3. Andrew Farrant’s snippet of the interview with James Buchanan again comes to the point of partial and impartial interests.  Buchanan was perhaps unique amongst his generation of economists in his appreciation of the difficulties that partiality posed for economic policy making. In a verbal exchange with his long-time sparring partner and colleague, Warren Samuels, Buchanan remarked on the “really hard question” how we achieve impartiality as social scientists. The world’s “out there”:
But the question is: how do we look at this world? We’re looking almost necessarily, it seems to me … at that world from a window, a perspective, a predisposition on the way to look at it. And if you look at it differently you get different aspects of that world, you stress different aspects ….  Yet [Warren] wants to seem somehow to stay with this, what I would call an illusion, that, in fact, he can look at the world as an “antiseptic scientist” in the purer sense, whereas I am much more willing to acknowledge that the way I look at the world is in a sense a precommitment to look at the world that way. [103]

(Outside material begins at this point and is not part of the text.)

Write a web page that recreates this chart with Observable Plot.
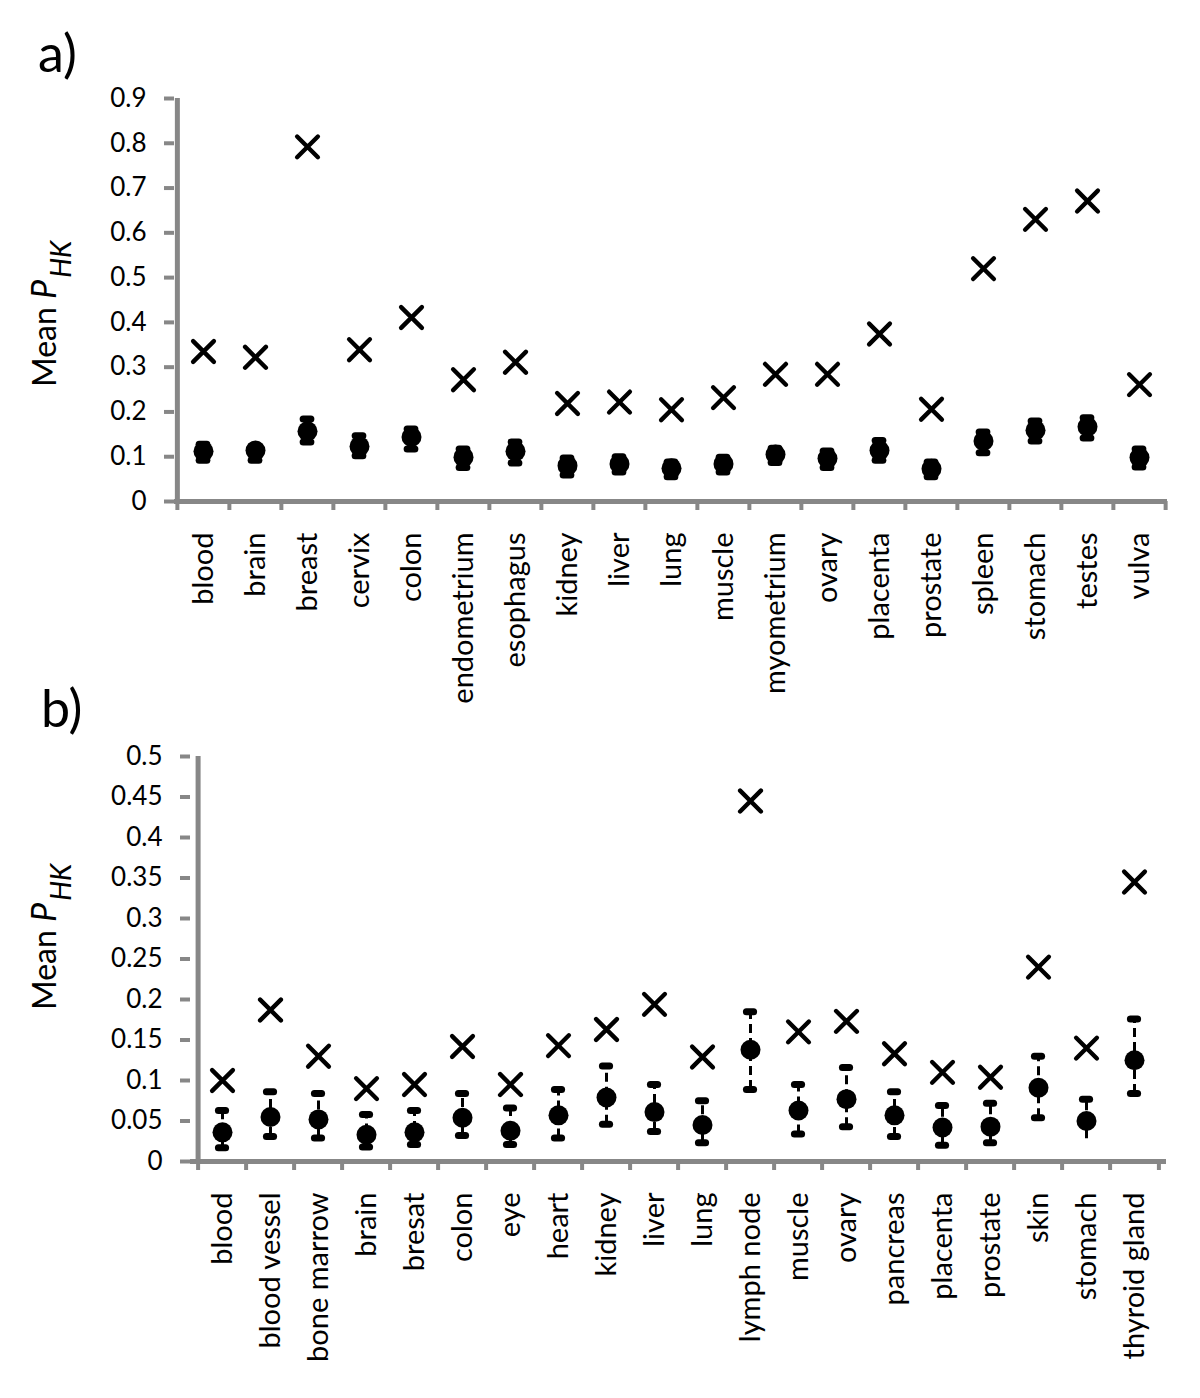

Ultimately I think Buchanan acknowledged that impartiality was a pipedream and, consequently, institutional arrangements need to do the work of generating some approximation to impartial science. 
[102.] Sandra J. Peart, ed., Hayek on Mill: The Mill-Taylor Friendship and Related Writings, The Collected Works of F. A. Hayek, vol. 16 (Chicago:  University of Chicago Press), pp. 13-14.
[103.] [James M.  Buchanan and Warren J. Samuels, “Politics as Exchange or Politics as Power: Two Views of Government,” in Sandra J. Peart and David M. Levy 2008, The Street Porter and the Philosopher: Conversations on Analytical Egalitarianism (Ann Arbor, Mich.: University of Michigan Press), pp. 21-22.]